Two days we stayed there and each night we could hear a roaring sound from the sea. “It sounds like jet-skis,” I said, knowing that a surf comp was on about five kms away, “but sometimes like herds of cows?”

“Cows on jet skis,” Matt concluded satisfactorily, but journeying north we came across the source, a huge rock out to sea that was crammed with sea-lions, the fat bastards simply shouting as much as they can at the sky, the water, each other; pretty cool unless you live close by. We’d actually heard a chap lose it and start bellowing back at them the night before but what? What can you really do shouting at 100 sea-lions. If you spoke porpoise then maybe…Next up was a cool church made out of a massive rock and a hundred miles of mostly nice coastline but a whole new breed of super mosquitoes that are just too fast to catch and leave me with bites that feel like gunshot wounds. Nice.
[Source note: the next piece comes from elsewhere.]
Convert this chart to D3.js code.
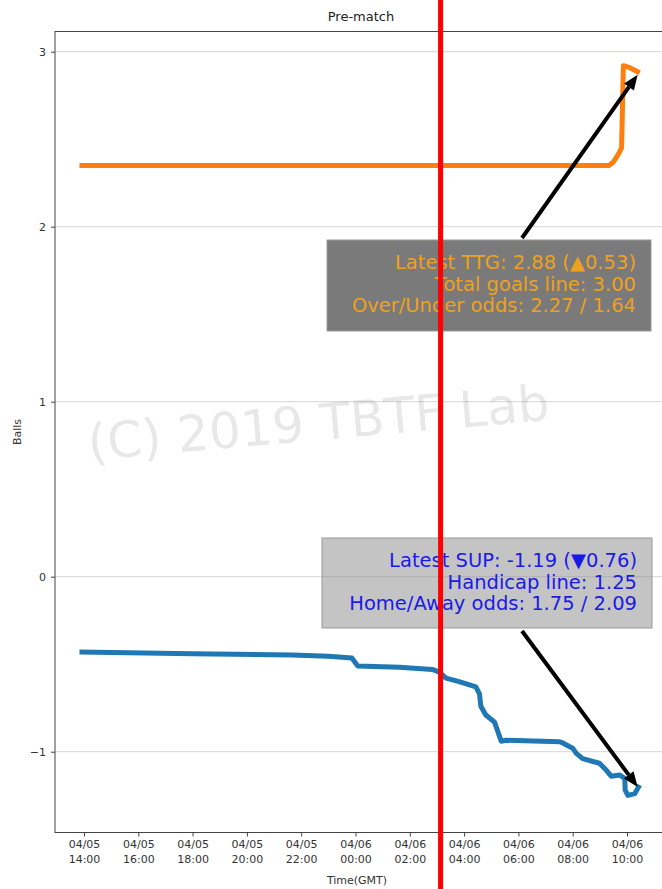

Some way over 2,000 miles now folks. Pessimistic mathematicians (great fun at parties) will have worked out that our original target of 3,650 is unlikely to be reached and was likely a little ambitious for two novices. This is probably because of a few too many (well-earned) long stops in the good towns but I can’t say enough how simply knackering this walk has been so don’t be too hard. I’m going to get one of those little motorised carts when I get back. Haven’t always spilled the guts on the miserable times as it doesn’t make fun reading or writing but they do stack up. We’re now doing a full 15 miles each day to catch up and definitely hope to hit something over 3,000 miles which I hope you can all still consider A Good Effort.

We’re now in Constitucion, so named for the class of starship that the original series USS Enterprise is of. The city was built in 1968 after the first series aired and the people here generally dress in Star Trek uniforms, idly wandering the streets and re-enacting their favourite scenes from the show. I’m just off to watch a man (as Kirk) fight his Nan (as Spock) in a mock-up of the transporter room from the classic episode ‘This Side of Paradise’. You should check it out. See you there…

Hey, congratulations to John & Mel for getting married in January. Yay!